--- begin ---

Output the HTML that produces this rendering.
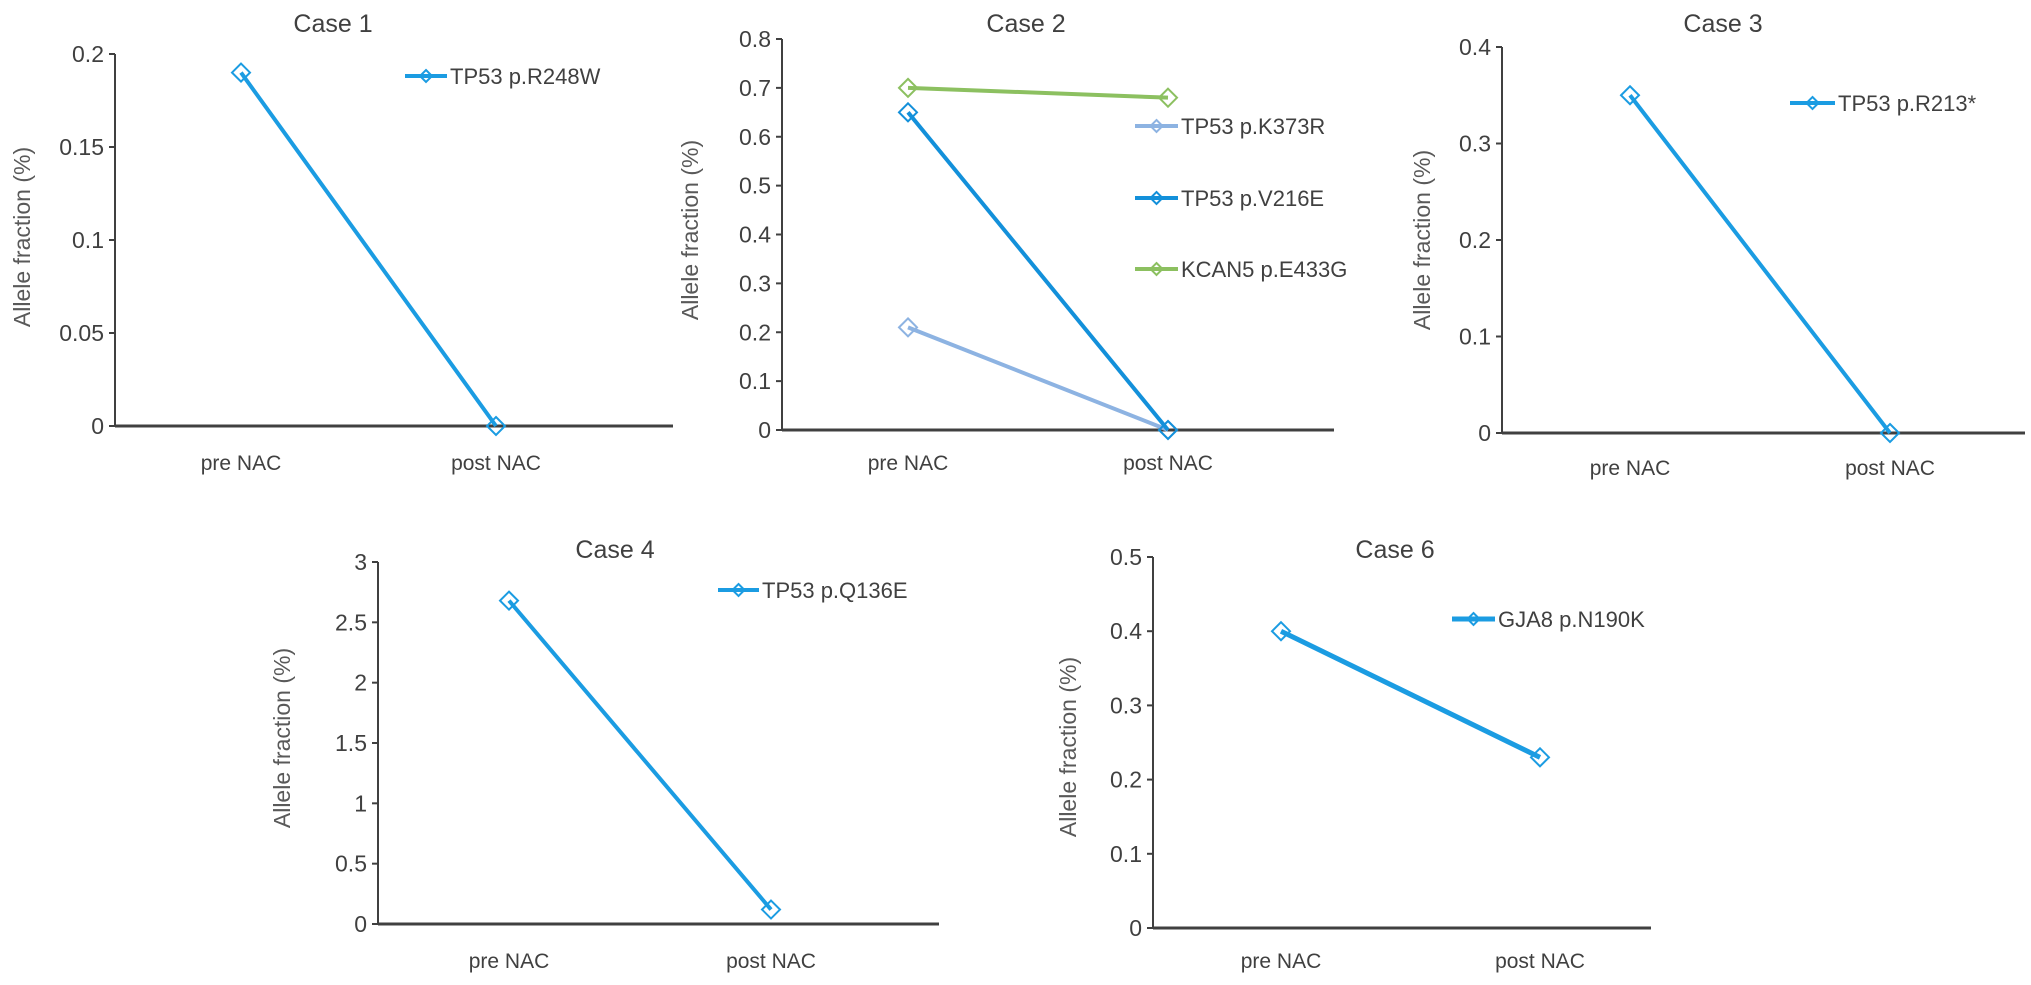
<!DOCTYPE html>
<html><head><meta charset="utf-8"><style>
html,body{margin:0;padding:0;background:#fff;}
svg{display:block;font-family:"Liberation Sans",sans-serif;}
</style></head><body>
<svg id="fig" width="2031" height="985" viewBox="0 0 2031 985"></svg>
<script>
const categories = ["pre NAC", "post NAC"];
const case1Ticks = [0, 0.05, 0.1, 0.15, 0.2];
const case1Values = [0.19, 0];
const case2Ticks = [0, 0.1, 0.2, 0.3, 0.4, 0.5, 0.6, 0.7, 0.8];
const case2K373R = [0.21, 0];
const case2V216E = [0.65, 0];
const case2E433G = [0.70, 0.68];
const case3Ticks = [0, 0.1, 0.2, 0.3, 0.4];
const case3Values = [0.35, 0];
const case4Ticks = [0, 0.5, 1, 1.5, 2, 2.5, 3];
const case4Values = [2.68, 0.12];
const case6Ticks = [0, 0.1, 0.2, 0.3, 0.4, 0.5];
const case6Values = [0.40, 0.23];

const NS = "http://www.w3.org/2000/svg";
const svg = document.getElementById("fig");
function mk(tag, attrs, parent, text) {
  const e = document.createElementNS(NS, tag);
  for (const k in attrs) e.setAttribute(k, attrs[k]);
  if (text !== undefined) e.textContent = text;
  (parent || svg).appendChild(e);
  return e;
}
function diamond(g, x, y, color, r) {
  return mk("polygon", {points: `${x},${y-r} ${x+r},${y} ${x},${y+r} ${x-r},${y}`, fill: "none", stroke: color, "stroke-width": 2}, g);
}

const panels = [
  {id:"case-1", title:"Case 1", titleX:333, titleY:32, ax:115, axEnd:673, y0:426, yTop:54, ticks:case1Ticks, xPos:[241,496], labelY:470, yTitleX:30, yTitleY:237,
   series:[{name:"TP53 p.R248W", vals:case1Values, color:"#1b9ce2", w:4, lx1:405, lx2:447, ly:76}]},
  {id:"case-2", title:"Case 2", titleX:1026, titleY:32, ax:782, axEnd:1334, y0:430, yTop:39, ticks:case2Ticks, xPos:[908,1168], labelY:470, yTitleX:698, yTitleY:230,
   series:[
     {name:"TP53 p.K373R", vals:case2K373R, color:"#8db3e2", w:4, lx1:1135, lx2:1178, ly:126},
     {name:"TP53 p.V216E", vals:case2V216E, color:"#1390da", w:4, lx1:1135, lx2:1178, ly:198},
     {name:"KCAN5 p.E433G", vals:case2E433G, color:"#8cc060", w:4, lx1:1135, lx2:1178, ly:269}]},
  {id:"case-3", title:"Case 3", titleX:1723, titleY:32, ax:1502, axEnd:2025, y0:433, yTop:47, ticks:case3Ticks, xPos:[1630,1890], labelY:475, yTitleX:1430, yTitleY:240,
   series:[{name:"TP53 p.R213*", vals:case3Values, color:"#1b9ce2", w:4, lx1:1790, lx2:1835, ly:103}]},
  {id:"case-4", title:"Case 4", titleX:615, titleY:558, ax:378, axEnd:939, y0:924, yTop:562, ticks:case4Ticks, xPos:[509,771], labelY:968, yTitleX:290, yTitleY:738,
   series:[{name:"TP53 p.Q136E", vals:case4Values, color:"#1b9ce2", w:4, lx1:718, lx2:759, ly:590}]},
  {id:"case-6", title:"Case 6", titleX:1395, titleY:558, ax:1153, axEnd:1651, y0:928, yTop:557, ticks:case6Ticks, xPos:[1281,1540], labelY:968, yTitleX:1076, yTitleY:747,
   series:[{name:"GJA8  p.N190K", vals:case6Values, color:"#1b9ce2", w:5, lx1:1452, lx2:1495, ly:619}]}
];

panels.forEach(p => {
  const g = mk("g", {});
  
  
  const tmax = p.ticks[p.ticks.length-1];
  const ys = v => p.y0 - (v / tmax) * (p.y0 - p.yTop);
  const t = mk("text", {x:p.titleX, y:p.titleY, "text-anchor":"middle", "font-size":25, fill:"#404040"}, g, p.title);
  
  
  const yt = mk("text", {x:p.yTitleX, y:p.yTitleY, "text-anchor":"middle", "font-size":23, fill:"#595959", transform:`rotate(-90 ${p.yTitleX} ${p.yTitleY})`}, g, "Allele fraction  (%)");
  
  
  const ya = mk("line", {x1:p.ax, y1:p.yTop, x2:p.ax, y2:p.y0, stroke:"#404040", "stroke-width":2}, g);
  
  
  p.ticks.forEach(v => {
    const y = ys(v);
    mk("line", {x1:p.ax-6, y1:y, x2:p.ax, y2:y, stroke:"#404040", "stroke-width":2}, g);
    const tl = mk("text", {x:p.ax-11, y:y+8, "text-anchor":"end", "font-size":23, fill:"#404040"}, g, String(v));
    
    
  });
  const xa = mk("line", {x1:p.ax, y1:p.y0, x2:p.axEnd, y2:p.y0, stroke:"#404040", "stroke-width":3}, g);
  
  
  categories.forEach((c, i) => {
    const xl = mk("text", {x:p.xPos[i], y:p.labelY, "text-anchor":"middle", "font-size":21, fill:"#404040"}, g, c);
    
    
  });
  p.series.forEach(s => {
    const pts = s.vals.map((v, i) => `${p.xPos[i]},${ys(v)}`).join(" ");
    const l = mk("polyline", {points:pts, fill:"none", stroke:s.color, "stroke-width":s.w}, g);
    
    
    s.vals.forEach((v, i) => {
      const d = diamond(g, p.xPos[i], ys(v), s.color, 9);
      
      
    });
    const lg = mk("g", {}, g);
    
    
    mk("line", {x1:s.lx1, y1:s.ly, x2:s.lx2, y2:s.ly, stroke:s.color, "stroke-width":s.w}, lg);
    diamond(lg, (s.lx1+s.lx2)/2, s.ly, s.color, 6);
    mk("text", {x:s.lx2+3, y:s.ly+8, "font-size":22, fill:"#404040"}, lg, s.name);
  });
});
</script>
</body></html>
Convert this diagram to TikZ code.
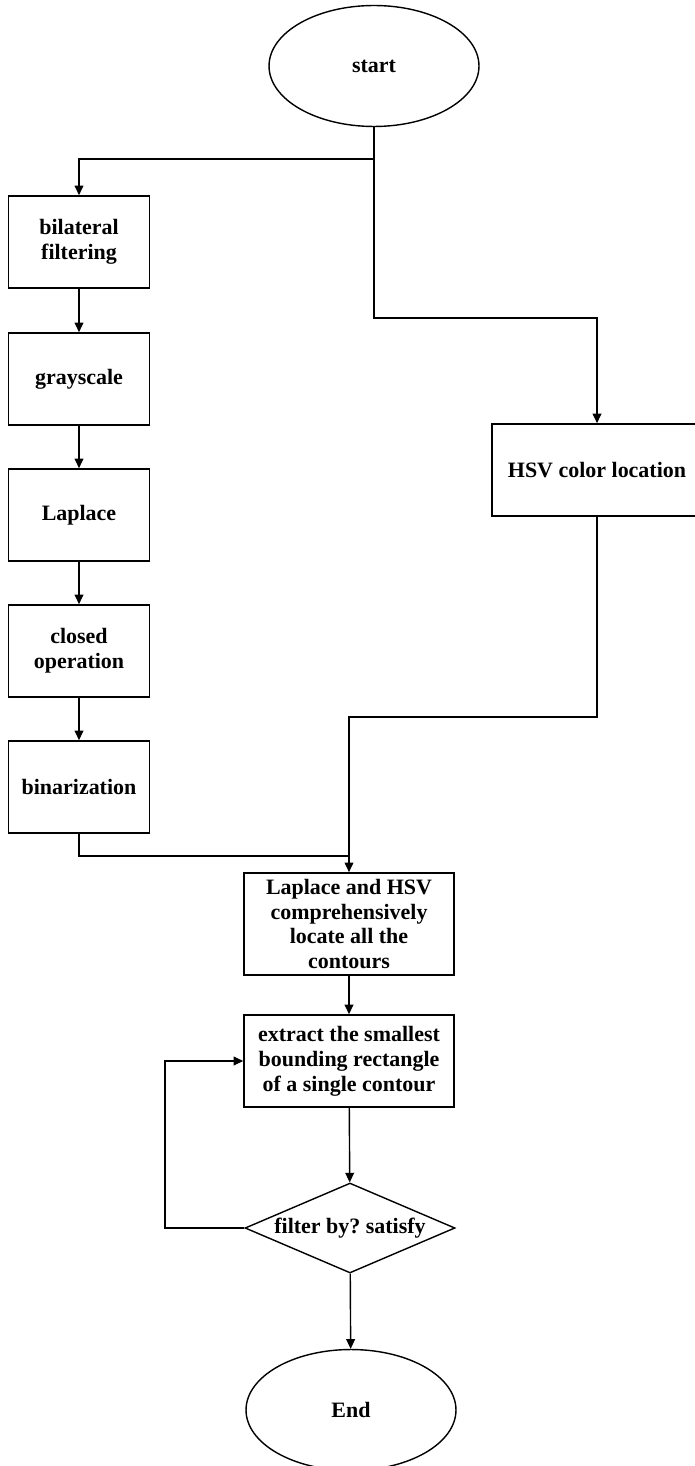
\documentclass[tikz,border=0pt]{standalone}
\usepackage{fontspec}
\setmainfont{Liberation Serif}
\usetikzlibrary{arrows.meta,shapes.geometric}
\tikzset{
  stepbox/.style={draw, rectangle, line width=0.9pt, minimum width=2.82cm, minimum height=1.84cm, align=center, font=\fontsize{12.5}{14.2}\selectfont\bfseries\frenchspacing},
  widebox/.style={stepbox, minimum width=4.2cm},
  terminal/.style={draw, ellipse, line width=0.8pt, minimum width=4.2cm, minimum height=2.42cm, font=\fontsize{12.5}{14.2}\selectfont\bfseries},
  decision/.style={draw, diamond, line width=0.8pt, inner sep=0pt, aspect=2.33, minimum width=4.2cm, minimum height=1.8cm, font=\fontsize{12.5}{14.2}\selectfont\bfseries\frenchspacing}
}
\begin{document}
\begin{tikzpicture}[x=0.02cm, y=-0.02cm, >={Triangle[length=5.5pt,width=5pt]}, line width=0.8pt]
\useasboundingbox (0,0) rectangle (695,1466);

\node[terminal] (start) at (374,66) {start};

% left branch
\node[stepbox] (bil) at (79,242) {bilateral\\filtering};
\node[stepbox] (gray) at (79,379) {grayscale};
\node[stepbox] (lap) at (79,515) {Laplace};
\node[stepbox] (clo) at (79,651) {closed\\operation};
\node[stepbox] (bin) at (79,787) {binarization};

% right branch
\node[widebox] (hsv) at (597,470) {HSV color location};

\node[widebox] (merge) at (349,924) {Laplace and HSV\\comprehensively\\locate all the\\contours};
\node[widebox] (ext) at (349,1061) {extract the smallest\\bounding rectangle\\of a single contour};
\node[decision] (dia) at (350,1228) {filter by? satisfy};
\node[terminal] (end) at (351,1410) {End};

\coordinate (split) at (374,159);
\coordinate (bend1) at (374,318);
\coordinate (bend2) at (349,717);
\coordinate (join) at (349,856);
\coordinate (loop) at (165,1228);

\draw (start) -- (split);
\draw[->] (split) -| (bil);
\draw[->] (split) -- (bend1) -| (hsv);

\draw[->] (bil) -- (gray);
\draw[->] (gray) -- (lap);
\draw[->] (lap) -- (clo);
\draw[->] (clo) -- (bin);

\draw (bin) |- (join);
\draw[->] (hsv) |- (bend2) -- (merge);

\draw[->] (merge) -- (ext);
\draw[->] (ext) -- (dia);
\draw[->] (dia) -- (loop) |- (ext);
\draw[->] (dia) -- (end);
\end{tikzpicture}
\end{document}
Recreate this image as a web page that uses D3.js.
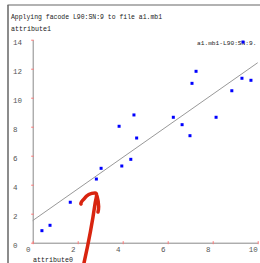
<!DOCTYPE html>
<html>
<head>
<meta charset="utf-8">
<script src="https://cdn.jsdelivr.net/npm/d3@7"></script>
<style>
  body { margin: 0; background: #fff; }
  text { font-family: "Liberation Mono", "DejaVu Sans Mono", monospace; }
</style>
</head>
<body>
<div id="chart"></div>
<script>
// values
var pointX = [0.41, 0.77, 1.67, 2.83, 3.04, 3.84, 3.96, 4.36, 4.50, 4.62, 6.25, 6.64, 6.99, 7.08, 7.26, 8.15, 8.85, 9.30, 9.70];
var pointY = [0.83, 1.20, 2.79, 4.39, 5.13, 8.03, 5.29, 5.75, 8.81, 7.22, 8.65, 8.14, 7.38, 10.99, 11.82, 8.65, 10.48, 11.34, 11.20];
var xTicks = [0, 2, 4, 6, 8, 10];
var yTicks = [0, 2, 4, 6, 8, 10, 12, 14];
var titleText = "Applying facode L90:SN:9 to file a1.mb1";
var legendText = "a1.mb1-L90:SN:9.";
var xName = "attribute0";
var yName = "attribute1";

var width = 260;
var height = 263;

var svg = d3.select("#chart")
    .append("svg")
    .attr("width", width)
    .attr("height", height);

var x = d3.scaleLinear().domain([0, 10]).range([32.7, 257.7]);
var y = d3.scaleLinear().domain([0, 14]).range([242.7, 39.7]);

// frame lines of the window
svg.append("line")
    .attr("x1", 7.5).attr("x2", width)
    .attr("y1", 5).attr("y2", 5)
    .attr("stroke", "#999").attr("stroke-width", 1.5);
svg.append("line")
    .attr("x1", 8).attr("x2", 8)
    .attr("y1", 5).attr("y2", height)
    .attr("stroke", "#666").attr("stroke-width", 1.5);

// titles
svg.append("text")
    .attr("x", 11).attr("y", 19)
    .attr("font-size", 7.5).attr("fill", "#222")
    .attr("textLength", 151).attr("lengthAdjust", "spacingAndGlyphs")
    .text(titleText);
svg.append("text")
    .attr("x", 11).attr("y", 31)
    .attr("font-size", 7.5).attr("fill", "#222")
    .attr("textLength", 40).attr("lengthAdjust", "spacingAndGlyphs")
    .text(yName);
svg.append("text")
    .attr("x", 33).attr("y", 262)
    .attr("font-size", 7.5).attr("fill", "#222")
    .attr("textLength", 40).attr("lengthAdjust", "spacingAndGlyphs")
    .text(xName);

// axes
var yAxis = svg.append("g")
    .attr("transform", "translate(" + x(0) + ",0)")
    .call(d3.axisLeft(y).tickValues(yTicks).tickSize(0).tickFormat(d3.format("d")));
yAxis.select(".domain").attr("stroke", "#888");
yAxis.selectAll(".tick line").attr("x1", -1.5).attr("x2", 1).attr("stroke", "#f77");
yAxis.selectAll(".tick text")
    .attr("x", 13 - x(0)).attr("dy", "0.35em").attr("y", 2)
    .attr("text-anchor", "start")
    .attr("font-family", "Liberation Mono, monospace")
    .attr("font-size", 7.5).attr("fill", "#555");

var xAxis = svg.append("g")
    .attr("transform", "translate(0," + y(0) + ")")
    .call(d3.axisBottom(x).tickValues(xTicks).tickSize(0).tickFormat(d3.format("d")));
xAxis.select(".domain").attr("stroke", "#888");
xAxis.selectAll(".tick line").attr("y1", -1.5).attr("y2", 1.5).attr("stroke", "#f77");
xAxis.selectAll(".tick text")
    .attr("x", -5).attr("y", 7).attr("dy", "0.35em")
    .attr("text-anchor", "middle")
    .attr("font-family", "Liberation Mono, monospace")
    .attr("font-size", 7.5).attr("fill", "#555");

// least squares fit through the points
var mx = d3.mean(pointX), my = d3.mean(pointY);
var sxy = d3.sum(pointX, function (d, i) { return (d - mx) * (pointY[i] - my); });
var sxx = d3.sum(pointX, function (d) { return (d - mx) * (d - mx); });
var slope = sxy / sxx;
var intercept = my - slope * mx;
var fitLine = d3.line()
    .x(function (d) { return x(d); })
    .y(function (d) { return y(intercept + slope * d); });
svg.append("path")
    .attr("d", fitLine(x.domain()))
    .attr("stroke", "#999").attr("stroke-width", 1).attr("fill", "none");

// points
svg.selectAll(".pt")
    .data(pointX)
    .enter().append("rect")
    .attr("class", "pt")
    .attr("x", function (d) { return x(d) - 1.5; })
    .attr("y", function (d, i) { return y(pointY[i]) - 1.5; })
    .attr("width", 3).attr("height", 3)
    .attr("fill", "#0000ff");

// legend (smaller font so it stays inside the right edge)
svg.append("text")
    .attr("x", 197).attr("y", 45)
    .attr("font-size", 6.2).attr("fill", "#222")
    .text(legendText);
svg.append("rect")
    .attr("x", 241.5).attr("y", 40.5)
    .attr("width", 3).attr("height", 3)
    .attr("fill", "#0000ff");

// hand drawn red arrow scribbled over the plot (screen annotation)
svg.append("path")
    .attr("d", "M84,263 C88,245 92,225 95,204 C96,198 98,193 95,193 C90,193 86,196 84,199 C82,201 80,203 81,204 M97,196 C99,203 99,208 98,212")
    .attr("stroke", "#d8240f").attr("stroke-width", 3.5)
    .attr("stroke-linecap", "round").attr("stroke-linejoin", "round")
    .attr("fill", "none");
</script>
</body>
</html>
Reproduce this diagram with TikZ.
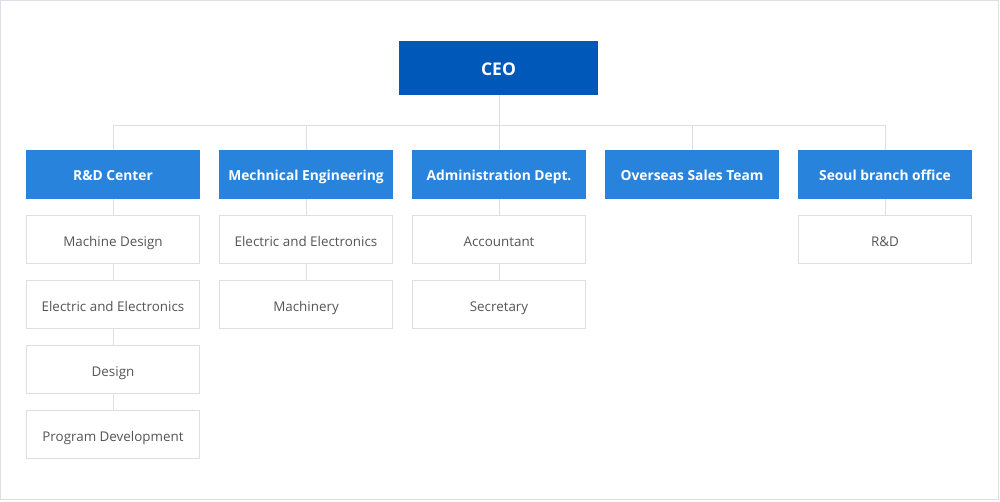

--- end ---

* [What the task asks]
Make an exact copy of the lines from the top of the material through the line with "const case6Values = [0.40, 0.23];", pictures excluded.

* [Answer]
Output the HTML that produces this rendering.
<!DOCTYPE html>
<html><head><meta charset="utf-8"><style>
html,body{margin:0;padding:0;background:#fff;}
svg{display:block;font-family:"Liberation Sans",sans-serif;}
</style></head><body>
<svg id="fig" width="2031" height="985" viewBox="0 0 2031 985"></svg>
<script>
const categories = ["pre NAC", "post NAC"];
const case1Ticks = [0, 0.05, 0.1, 0.15, 0.2];
const case1Values = [0.19, 0];
const case2Ticks = [0, 0.1, 0.2, 0.3, 0.4, 0.5, 0.6, 0.7, 0.8];
const case2K373R = [0.21, 0];
const case2V216E = [0.65, 0];
const case2E433G = [0.70, 0.68];
const case3Ticks = [0, 0.1, 0.2, 0.3, 0.4];
const case3Values = [0.35, 0];
const case4Ticks = [0, 0.5, 1, 1.5, 2, 2.5, 3];
const case4Values = [2.68, 0.12];
const case6Ticks = [0, 0.1, 0.2, 0.3, 0.4, 0.5];
const case6Values = [0.40, 0.23];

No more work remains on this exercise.